Since this is the first message I’ve posted here, I don’t want to create a major brouhaha by questioning anything that historical linguists and other list-members seem to have taken for granted. Nevertheless, I cringe very often when some Wordsmith posting attributes this or that word to some hypothetical PIE root with a sense of assurance that, in my opinion, is egregiously misplaced.

For instance, the assertion that L. lignify was derived (via lignin ) from the hypothetical PIE root *leg- , which presumably referred to collecting is, in my opinion, highly misleading, at best, and sorely mistaken, at worst, for reasons I discussed at length in an article I wrote for the journal Semiotica (Vol. 171, pp. 265-291, 2008)

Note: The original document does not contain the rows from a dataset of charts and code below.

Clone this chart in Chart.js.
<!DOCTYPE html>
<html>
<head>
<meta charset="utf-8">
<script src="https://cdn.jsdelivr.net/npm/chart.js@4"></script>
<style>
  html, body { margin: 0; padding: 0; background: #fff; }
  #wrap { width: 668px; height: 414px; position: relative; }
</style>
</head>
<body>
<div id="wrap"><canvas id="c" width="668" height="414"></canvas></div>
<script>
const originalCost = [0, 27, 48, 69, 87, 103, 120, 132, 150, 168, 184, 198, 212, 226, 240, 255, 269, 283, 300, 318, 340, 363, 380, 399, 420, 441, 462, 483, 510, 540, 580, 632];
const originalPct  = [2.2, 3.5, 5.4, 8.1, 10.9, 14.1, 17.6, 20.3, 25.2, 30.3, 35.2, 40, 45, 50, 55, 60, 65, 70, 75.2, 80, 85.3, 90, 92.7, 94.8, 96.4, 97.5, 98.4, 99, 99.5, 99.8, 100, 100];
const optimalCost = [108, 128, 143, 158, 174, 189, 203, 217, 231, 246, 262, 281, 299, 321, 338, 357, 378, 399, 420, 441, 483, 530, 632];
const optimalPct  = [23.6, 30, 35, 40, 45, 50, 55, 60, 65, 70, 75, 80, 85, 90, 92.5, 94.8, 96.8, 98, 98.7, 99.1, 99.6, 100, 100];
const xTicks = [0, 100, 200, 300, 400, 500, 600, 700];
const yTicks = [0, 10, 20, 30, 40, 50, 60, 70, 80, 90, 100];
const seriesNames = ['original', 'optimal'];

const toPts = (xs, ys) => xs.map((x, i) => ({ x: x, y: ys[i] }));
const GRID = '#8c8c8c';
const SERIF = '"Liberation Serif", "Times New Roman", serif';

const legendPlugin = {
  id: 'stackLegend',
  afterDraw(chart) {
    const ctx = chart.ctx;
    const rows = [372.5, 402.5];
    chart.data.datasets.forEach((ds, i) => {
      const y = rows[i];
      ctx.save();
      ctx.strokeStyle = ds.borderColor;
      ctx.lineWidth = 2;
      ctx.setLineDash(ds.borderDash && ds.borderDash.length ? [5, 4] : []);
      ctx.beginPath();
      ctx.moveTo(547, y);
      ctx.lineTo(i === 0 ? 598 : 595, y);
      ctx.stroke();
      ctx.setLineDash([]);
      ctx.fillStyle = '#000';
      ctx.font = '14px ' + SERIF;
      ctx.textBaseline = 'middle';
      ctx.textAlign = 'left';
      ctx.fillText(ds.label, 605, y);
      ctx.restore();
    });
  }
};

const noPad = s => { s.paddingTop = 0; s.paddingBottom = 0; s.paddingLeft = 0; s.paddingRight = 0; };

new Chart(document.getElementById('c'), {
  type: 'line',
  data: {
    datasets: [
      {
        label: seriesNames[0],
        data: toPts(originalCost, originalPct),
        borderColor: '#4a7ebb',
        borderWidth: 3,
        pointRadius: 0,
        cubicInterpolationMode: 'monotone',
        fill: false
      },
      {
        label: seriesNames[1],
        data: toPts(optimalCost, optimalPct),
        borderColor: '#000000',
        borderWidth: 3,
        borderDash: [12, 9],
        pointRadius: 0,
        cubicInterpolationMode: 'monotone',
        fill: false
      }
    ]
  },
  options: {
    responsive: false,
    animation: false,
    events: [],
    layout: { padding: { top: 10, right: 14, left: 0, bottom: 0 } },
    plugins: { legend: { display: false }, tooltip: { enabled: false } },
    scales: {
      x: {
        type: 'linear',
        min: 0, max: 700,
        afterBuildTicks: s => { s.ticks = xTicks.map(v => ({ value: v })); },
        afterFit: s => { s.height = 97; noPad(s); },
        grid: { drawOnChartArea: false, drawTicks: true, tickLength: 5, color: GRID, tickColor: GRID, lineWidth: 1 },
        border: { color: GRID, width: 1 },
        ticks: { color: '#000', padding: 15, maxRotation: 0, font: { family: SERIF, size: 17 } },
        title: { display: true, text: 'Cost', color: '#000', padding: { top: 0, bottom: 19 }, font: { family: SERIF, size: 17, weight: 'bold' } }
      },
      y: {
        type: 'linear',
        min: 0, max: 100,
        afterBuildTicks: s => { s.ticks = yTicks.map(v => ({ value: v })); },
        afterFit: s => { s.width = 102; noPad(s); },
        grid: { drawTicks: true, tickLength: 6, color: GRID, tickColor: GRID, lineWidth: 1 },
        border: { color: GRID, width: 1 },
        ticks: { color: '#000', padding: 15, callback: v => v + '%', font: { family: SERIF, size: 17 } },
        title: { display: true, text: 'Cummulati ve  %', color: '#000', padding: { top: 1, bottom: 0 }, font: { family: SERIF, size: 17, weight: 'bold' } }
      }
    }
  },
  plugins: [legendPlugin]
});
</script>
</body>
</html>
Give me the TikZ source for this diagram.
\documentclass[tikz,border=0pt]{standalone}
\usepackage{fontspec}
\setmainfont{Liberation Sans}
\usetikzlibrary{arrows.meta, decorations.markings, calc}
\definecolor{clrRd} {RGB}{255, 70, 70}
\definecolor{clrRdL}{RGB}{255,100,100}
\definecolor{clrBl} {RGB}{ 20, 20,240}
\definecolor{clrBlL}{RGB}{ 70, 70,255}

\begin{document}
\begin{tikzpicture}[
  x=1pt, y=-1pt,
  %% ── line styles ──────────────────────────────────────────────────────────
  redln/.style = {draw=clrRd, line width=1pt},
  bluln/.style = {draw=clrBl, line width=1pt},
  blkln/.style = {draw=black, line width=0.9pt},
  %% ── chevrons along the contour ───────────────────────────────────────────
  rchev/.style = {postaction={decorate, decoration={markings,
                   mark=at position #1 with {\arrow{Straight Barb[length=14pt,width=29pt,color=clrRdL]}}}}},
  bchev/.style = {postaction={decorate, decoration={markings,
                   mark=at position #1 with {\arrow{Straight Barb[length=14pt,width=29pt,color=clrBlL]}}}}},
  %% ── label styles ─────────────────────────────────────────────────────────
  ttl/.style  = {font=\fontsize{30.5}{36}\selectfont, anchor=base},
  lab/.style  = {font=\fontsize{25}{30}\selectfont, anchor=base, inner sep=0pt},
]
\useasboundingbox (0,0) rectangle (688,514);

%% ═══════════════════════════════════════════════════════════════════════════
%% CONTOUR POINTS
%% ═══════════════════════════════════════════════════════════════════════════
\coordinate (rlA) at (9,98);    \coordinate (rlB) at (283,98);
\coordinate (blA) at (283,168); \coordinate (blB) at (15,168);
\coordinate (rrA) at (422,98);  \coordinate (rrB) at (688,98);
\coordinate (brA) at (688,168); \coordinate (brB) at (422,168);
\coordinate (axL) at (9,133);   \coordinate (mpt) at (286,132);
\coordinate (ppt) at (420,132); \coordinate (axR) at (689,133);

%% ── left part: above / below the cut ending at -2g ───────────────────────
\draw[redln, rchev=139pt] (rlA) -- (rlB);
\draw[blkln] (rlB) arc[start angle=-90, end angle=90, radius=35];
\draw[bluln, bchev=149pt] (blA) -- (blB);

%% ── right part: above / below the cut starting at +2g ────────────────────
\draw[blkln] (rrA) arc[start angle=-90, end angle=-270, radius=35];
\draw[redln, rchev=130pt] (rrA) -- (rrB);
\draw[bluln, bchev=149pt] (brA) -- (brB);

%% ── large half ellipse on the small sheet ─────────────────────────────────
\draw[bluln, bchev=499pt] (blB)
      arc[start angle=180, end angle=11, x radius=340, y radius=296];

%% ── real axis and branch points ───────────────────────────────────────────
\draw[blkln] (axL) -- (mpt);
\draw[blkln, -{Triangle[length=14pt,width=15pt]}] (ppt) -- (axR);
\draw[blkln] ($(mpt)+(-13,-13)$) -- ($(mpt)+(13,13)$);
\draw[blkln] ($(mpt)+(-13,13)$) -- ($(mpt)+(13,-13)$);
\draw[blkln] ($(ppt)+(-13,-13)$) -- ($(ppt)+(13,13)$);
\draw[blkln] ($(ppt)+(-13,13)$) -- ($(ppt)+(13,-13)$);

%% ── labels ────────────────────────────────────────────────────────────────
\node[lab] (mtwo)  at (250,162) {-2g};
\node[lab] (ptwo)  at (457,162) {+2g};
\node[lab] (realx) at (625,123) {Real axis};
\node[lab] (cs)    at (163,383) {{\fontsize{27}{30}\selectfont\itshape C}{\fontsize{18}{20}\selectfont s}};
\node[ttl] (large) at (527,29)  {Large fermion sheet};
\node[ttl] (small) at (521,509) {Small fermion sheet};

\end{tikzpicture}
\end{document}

Since discussing that article in detail would take up too much space and digress too far from this forum’s scope, suffice it to say that lignify clearly reveals it was derived by differentially vowelizing the same, prehistoric root that yielded Germanic (Gc.) words for legs and logs, deducibly because (1) prehistoric wordsmiths personified logs as the legs of trees, based on the deeply rooted and anciently widespread tendency to personify plants, and (2) a Roman or proto-Roman wordsmith derived lignin from the same root that yielded these Gc words to identify lignin as the material in logs— even though historical linguists hypothesized that lignin was coined to identify wood as something that “people collected.” The Gk. word legein for walking therefore clearly reveals it, too, was derived from the aforementioned root, notwithstanding an alleged linguistics law specifying that neither Gk *g nor L *g can possibly correspond to Germanic *g.

On the contrary, as a physician named Jaques Rosenman argued — correctly, in my opinion — in his two, volume work “The Onomatopoetic Origins of English” and “Primitive Speech and English,” the preceding and all, other, alleged linguistics law were framed by (1) selectively sampling the available words in a ways that superficially supported the supposed laws, (2) egregiously violating Occham’s Razor by needlessly hypothesizing a plethora of words and hypothetical Proto-Indo-European roots in an effort to make the selected words fit those laws, (3) invoking only the associations that were needed to support the laws, and (2) calling forth (a) an airy-fairy form of inductive statistics and (b) cries of "imitative," "echoic," and "onomatopoetic" as bases for explaining away as coincidences any and all words that would have prevented the laws from being framed scientifically.

The so-called PIE lexicon therefore contains a multitude of obvious counterexamples that — in my opinion, as well as Rosenman’s — have prevented linguists and specialists in other fields from recognizing the figurative associations that prehistoric wordsmiths actually used to derive words.